──────── COLLECTED MATERIAL ────────

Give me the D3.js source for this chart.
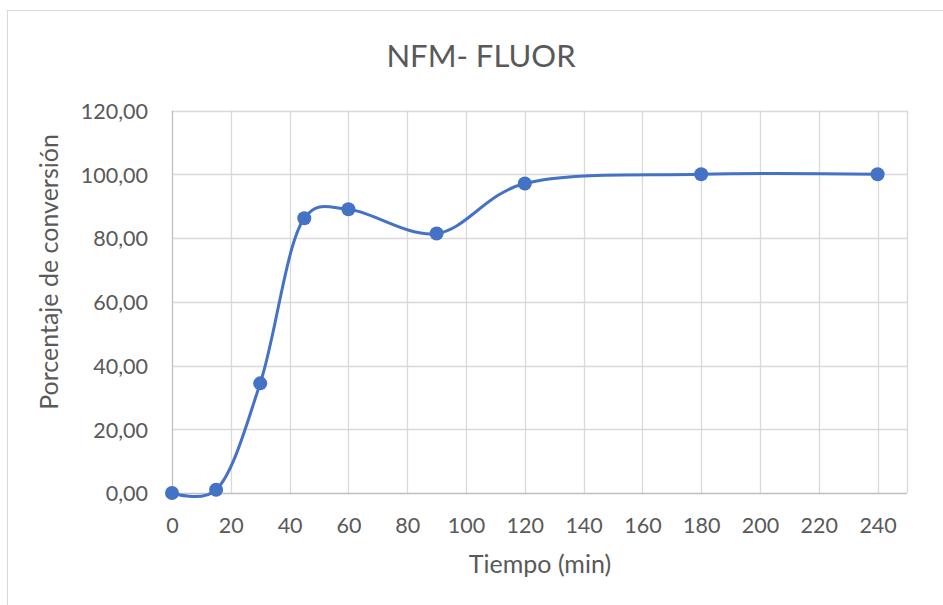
<!DOCTYPE html>
<meta charset="utf-8">
<style>
  body { margin: 0; background: #fff; }
  text { font-family: Lato, "Open Sans", sans-serif; fill: #595959; }
</style>
<body>
<script src="https://d3js.org/d3.v7.min.js"></script>
<script>

// data
var tiempo     = [0, 15, 30, 45, 60, 90, 120, 180, 240];
var conversion = [0, 1.0, 34.4, 86.2, 89.0, 81.4, 97.1, 100, 100];
var xTicks = [0, 20, 40, 60, 80, 100, 120, 140, 160, 180, 200, 220, 240];
var yTicks = [0, 20, 40, 60, 80, 100, 120];

var data = tiempo.map(function(t, i) { return {t: t, c: conversion[i]}; });

var W = 943, H = 605;
var plotL = 172, plotR = 907, plotT = 110.5, plotB = 493;

var svg = d3.select("body").append("svg")
    .attr("width", W)
    .attr("height", H);

// chart frame (only top/left show in the crop)
svg.append("rect")
    .attr("x", 7.5).attr("y", 10.5)
    .attr("width", W + 20).attr("height", H + 20)
    .attr("fill", "#fff")
    .attr("stroke", "#d9d9d9");

var x = d3.scaleLinear().domain([0, 250]).range([plotL, plotR]);
var y = d3.scaleLinear().domain([0, 120]).range([plotB, plotT]);

var es = d3.formatLocale({decimal: ",", thousands: ".", grouping: [3], currency: ["", ""]});
var yFmt = es.format(".2f");

// gridlines
svg.append("g")
  .selectAll("line.h")
    .data(yTicks.filter(function(d) { return d > 0; }))
  .enter().append("line")
    .attr("x1", plotL).attr("x2", plotR)
    .attr("y1", function(d) { return Math.round(y(d)) + 0.5; })
    .attr("y2", function(d) { return Math.round(y(d)) + 0.5; })
    .attr("stroke", "#d9d9d9").attr("stroke-width", 1.3);

svg.append("g")
  .selectAll("line.v")
    .data(xTicks.concat([250]))
  .enter().append("line")
    .attr("y1", plotT).attr("y2", plotB)
    .attr("x1", function(d) { return Math.round(x(d)) + 0.5; })
    .attr("x2", function(d) { return Math.round(x(d)) + 0.5; })
    .attr("stroke", function(d) { return d == 0 ? "#bfbfbf" : "#d9d9d9"; })
    .attr("stroke-width", 1.3);

// x axis line
svg.append("line")
    .attr("x1", plotL).attr("x2", plotR)
    .attr("y1", Math.round(y(0)) + 0.5).attr("y2", Math.round(y(0)) + 0.5)
    .attr("stroke", "#bfbfbf").attr("stroke-width", 1.5);

// y axis
var yAxis = svg.append("g")
    .attr("transform", "translate(" + (plotL - 24) + ",0)")
    .call(d3.axisLeft(y).tickValues(yTicks).tickFormat(yFmt).tickSize(0).tickPadding(0));
yAxis.select(".domain").remove();
yAxis.selectAll("text")
    .style("font-size", "21.5px")
    .attr("fill", "#595959")
    .attr("dy", "0.36em");

// x axis
var xAxis = svg.append("g")
    .attr("transform", "translate(0," + (plotB + 24) + ")")
    .call(d3.axisBottom(x).tickValues(xTicks).tickSize(0).tickPadding(0));
xAxis.select(".domain").remove();
xAxis.selectAll("text")
    .style("font-size", "21.5px")
    .attr("fill", "#595959")
    .attr("dy", "0.75em");

// smoothed line, similar to Excel's smoothing
var line = d3.line()
    .x(function(d) { return x(d.t); })
    .y(function(d) { return y(d.c); })
    .curve(d3.curveCatmullRom.alpha(0.25));

svg.append("path")
    .datum(data)
    .attr("d", line)
    .attr("fill", "none")
    .attr("stroke", "#4472c4")
    .attr("stroke-width", 3)
    .attr("stroke-linecap", "round");

svg.append("g")
  .selectAll(".dot")
    .data(data)
  .enter().append("circle")
    .attr("class", "dot")
    .attr("r", 7)
    .attr("cx", function(d) { return x(d.t); })
    .attr("cy", function(d) { return y(d.c); })
    .attr("fill", "#4472c4");

// titles
svg.append("text")
    .attr("x", 481).attr("y", 67)
    .attr("text-anchor", "middle")
    .style("font-size", "31px")
    .text("NFM- FLUOR");

svg.append("text")
    .attr("x", 540).attr("y", 573)
    .attr("text-anchor", "middle")
    .style("font-size", "25px")
    .text("Tiempo (min)");

svg.append("text")
    .attr("text-anchor", "middle")
    .attr("transform", "translate(58,272)rotate(-90)")
    .style("font-size", "25px")
    .text("Porcentaje de conversión");

</script>
</body>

────────

TASK STATEMENT -
The data should be printed again unchanged; leave its pictures out.

EXERCISE ANSWER -
Give me the D3.js source for this chart.
<!DOCTYPE html>
<meta charset="utf-8">
<style>
  body { margin: 0; background: #fff; }
  text { font-family: Lato, "Open Sans", sans-serif; fill: #595959; }
</style>
<body>
<script src="https://d3js.org/d3.v7.min.js"></script>
<script>

// data
var tiempo     = [0, 15, 30, 45, 60, 90, 120, 180, 240];
var conversion = [0, 1.0, 34.4, 86.2, 89.0, 81.4, 97.1, 100, 100];
var xTicks = [0, 20, 40, 60, 80, 100, 120, 140, 160, 180, 200, 220, 240];
var yTicks = [0, 20, 40, 60, 80, 100, 120];

var data = tiempo.map(function(t, i) { return {t: t, c: conversion[i]}; });

var W = 943, H = 605;
var plotL = 172, plotR = 907, plotT = 110.5, plotB = 493;

var svg = d3.select("body").append("svg")
    .attr("width", W)
    .attr("height", H);

// chart frame (only top/left show in the crop)
svg.append("rect")
    .attr("x", 7.5).attr("y", 10.5)
    .attr("width", W + 20).attr("height", H + 20)
    .attr("fill", "#fff")
    .attr("stroke", "#d9d9d9");

var x = d3.scaleLinear().domain([0, 250]).range([plotL, plotR]);
var y = d3.scaleLinear().domain([0, 120]).range([plotB, plotT]);

var es = d3.formatLocale({decimal: ",", thousands: ".", grouping: [3], currency: ["", ""]});
var yFmt = es.format(".2f");

// gridlines
svg.append("g")
  .selectAll("line.h")
    .data(yTicks.filter(function(d) { return d > 0; }))
  .enter().append("line")
    .attr("x1", plotL).attr("x2", plotR)
    .attr("y1", function(d) { return Math.round(y(d)) + 0.5; })
    .attr("y2", function(d) { return Math.round(y(d)) + 0.5; })
    .attr("stroke", "#d9d9d9").attr("stroke-width", 1.3);

svg.append("g")
  .selectAll("line.v")
    .data(xTicks.concat([250]))
  .enter().append("line")
    .attr("y1", plotT).attr("y2", plotB)
    .attr("x1", function(d) { return Math.round(x(d)) + 0.5; })
    .attr("x2", function(d) { return Math.round(x(d)) + 0.5; })
    .attr("stroke", function(d) { return d == 0 ? "#bfbfbf" : "#d9d9d9"; })
    .attr("stroke-width", 1.3);

// x axis line
svg.append("line")
    .attr("x1", plotL).attr("x2", plotR)
    .attr("y1", Math.round(y(0)) + 0.5).attr("y2", Math.round(y(0)) + 0.5)
    .attr("stroke", "#bfbfbf").attr("stroke-width", 1.5);

// y axis
var yAxis = svg.append("g")
    .attr("transform", "translate(" + (plotL - 24) + ",0)")
    .call(d3.axisLeft(y).tickValues(yTicks).tickFormat(yFmt).tickSize(0).tickPadding(0));
yAxis.select(".domain").remove();
yAxis.selectAll("text")
    .style("font-size", "21.5px")
    .attr("fill", "#595959")
    .attr("dy", "0.36em");

// x axis
var xAxis = svg.append("g")
    .attr("transform", "translate(0," + (plotB + 24) + ")")
    .call(d3.axisBottom(x).tickValues(xTicks).tickSize(0).tickPadding(0));
xAxis.select(".domain").remove();
xAxis.selectAll("text")
    .style("font-size", "21.5px")
    .attr("fill", "#595959")
    .attr("dy", "0.75em");

// smoothed line, similar to Excel's smoothing
var line = d3.line()
    .x(function(d) { return x(d.t); })
    .y(function(d) { return y(d.c); })
    .curve(d3.curveCatmullRom.alpha(0.25));

svg.append("path")
    .datum(data)
    .attr("d", line)
    .attr("fill", "none")
    .attr("stroke", "#4472c4")
    .attr("stroke-width", 3)
    .attr("stroke-linecap", "round");

svg.append("g")
  .selectAll(".dot")
    .data(data)
  .enter().append("circle")
    .attr("class", "dot")
    .attr("r", 7)
    .attr("cx", function(d) { return x(d.t); })
    .attr("cy", function(d) { return y(d.c); })
    .attr("fill", "#4472c4");

// titles
svg.append("text")
    .attr("x", 481).attr("y", 67)
    .attr("text-anchor", "middle")
    .style("font-size", "31px")
    .text("NFM- FLUOR");

svg.append("text")
    .attr("x", 540).attr("y", 573)
    .attr("text-anchor", "middle")
    .style("font-size", "25px")
    .text("Tiempo (min)");

svg.append("text")
    .attr("text-anchor", "middle")
    .attr("transform", "translate(58,272)rotate(-90)")
    .style("font-size", "25px")
    .text("Porcentaje de conversión");

</script>
</body>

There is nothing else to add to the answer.